[ètr o petiz- òNô] (expr. culin. EXCEL.)
Puisque dans les arts émérites fournisseurs officiels d’allusions dithyrambiques pour la langue surannée, l’on trouve tout en haut celui du marmiton, c’est en cuisine que l’expression d’une excellence travaillée avec le plus grand sens du détail va voir le jour.
Ainsi en est-il en France, pays gastronome à la langue bien pendue.
Nés sous la lame tranchante de l’homme en toque, les petits oignons exigent à la fois une maîtrise totale du poignet et de son mouvement de va-et-vient (sous peine de se voir mêlés à un morceau d’index ou de majeur, pièces peu goûtues de viande humaine) et représentent la quintessence du petit truc en plus qui va illuminer le plus modeste des plats.
C’est pour ces deux raisons simples que l’expression être aux petits oignons va bien vite passer de son Baloutchistan natal où elle ne dit pas encore la perfection dans la langue dravidienne des paysans du coin, aux salons bien fréquentés dans lesquels il est de bon ton de se pâmer pour un sonnet, une dorure, une barbouille.
On ne dira jamais que c’est aux petits oignons blancs Très hâtifs de la Reine
Là, si l’on souhaite séduire la grande horizontale qui y règne, on la flattera pour ses riches tentures tombant aux petits oignons, son portrait resplendissant de grâce peint aux petits oignons ou n’importe quel machin aux petits oignons, la présence dans la phrase du bulbe découpé de la plante potagère suffisant à lui porter le rose aux joues et les larmes aux yeux.
Cette promptitude à faire effet dans la flagornerie se verra d’ailleurs distinguée avec un choix de dénomination original, en l’occurence celui d’oignon blanc Très hâtif de la Reine, pour une variété précoce et un peu rustique de la plante. Pour autant on ne dira jamais que c’est aux petits oignons blancs Très hâtifs de la Reine.

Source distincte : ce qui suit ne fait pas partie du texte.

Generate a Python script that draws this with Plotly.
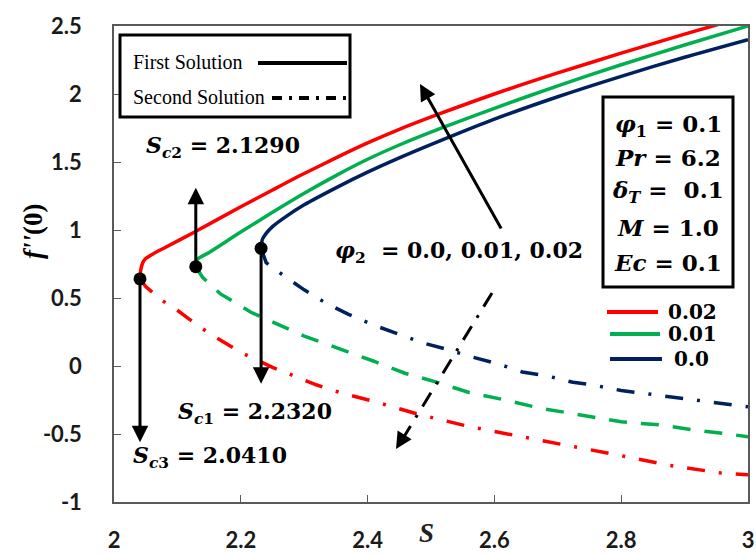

Ce sont les oignons de Roscoff ou ceux des Cévennes qui sont le plus présents à l’office et vont donc transporter d’aise celles et ceux dont ils titillent les papilles et l’égo au cours de leur marche vers la gloire : celui d’un usage quotidien par le peuple des villages tout comme par le bourgeois.
Jusqu’en 1990 être aux petits oignons va magnifier la finesse, louer la grandeur, souligner la perfection.
Après avoir échappé à la réforme de l’orthographe de 1740 ainsi qu’à celles de 1835, 1878 et 1935, oignon se fait découper en rondelles au début de la modernité et perd son -i troublant pour les correcteurs smartphoniques. Selon certains il peut même s’espérer heureux d’avoir conservé ce -g qui gnognotte.
Être aux petits oignons, dépité, s’en va en pleurnichant bouder en surannéité.
C’est good lui prend sa place puisque le nouveau monde use d’un sabir aéroportuaire qu’il imagine polyglotte.
Il sera à son tour remplacé « à l’écrit » par un pouce levé, celui-là même qu’il fallait éviter d’entailler pour que tout soit aux petits oignons, mais ceci est une autre histoire.